Real estate investing is riskier than putting money into RRSPs, the planner explains. On a strictly financial basis, the decision of whether to buy an RRSP or a rental property comes down to comparing the return from a portfolio of tax-deferred investments to the return of an investment property bought on a mortgage.

Property management is a matter of details, but in gross terms, the problem is simple. Assume that a property produces gross rents of 10 per cent of the property’s price. Assume further that it is financed with no down payment, just for the sake of simplicity and to avoid estimating what the down payment could have made if invested elsewhere. If the mortgage is 6 per cent and maintenance is 3 per cent, then the net return of 1 per cent is meagre. Depreciation allows cash flow to exceed earnings, but buildings do need repair and eventual replacement. So the greatest part of the return will have to come from a capital gain. That is a speculation on the real estate market, Mr. Cherney says. Moreover, financing a rental property by remortgaging their house would run contrary to the couple’s desire to be debt-free.

Assuming that Jerry and Sue each live to age 95, an assumption that ensures that they don’t run out of money too soon, and that Sue can get by on 80 per cent of the couple’s income after Jerry dies, their retirement should be comfortable.

If the couple suffer no financial reversals, then, by Jerry’s age 65, they can begin retirement on a projected income of $135,900, which is equivalent to about 60 per cent of current family gross income adjusted for inflation that is assumed to run at 3 per cent a year.

In the first year of retirement in 2025, family income will consist of $41,590 of registered retirement income funds converted from Jerry’s RRSP, $25,790 from Sue’s RRIFs, $30,900 of Sue’s defined benefits pension, $10,200 of Old Age Security income for Jerry, $17,780 of Canada Pension Plan income for Jerry and $10,930 of CPP income for Sue. The total, $137,190, should be immune from the clawback, which, if the current start point of $62,144 grows at 3 per cent a year from inflation, will only be triggered in 2025 for individual incomes over $108,970 — more than either Jerry or Sue will be receiving.

Avoiding the clawback will be a problem Jerry and Sue will have to manage very carefully, Mr. Cherney says. Jerry has put all of his spousal contributions into Sue’s plan. For the future, it will be enough for Jerry to put 60 per cent of his contributions into Sue’s plan. But Sue, who has contributed to her own plan in the past, should stop immediately, Mr. Cherney says. He reasons that Sue’s tax bracket, about 31 per cent for combined federal and provincial income tax, is less than Jerry’s, 43 per cent at his income level. “The family will have more money if Jerry does all the RRSP contributions,” the planner says. “After all, at this bracket, the tax savings are much higher than Sue’s.”

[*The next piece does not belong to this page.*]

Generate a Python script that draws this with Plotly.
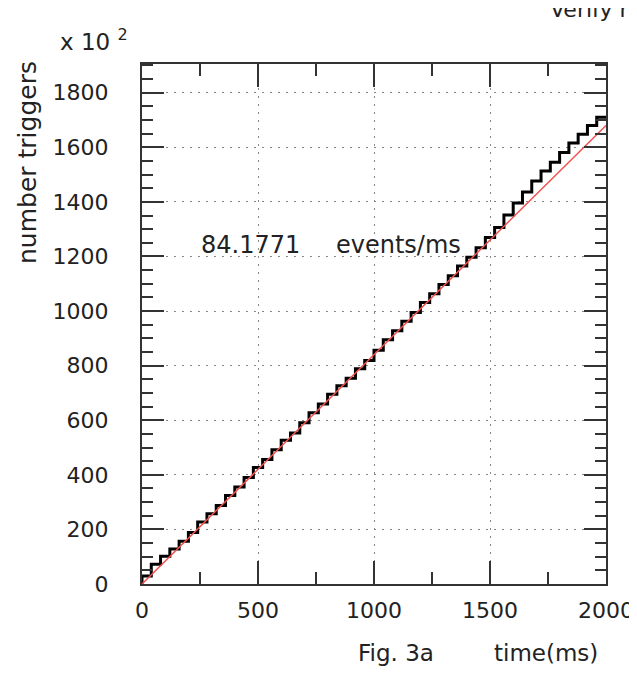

Assuming the couple maintain their contributions, then, when Jerry’s retirement begins in 2025, they should have a total of $1.46-million in their portfolios, assuming they have been able to sustain a 5-per-cent annual average rate of return. That rate is conservative. Recently, stock market returns have been higher, but it is not clear they are sustainable, Mr. Cherney says.

Jerry and Sue should give attention to their three children’s RESPs, Mr. Cherney says. The couple have put $600 per child a year into a family plan that allows flexible payments to each child for post-secondary education. Right now, the total in all the plans is $26,400. A university education plan will pay $1,750 per child a year. The first child, age 16, could begin university within two years, the second, age 14, has four years to go. The third, age 10, is eight years from beginning university. The RESPs have to be increased. Mr. Cherney suggests Jerry and Sue can save the $10,500-a-year the family spends on children’s sports, postpone the purchase of new cars, or use the family’s net savings of $480 a month to increase the RESPs.

The children have failed to benefit from the maximum Canada education savings grant of as much as $400 a year for annual RESP contributions of $2,000 per child, Mr. Cherney says. Jerry and Sue can, however, accelerate their RESP contributions by putting up to $4,000 per child a year into RESPs. A provision of the RESP rules allows a Canada education savings grant (CESG) of as much as $800 per child a year for catch-up contributions, the planner notes. If they do this for eight years, then their youngest child would have about $46,000 for university, assuming Jerry and Sue use the $4,000 annual limit and obtain a 5-per-cent return on their contribution and on the $800 CESG that will flow in each year under the special provisions, he adds. The middle child, age 14, could have most of his expenses paid out of current spending for sports, Mr. Cherney adds. “This couple have done a good job of creating a financial base for their retirement,” Mr. Cherney says. “But they have done it partly at the cost of their children’s educations. They have enough money to give their eldest child a good start in university and they have the time to save for their younger children’s educations.”

“I thought I would have enough for my children to go to university, but I agree that we should divert money from sports to education. The money that is going into the mortgage, which we’ll have paid off by 2009, plus the money we spend on sports would put $24,000 per year into their education and that, together with the educational savings we have, should do the job,” Jerry says.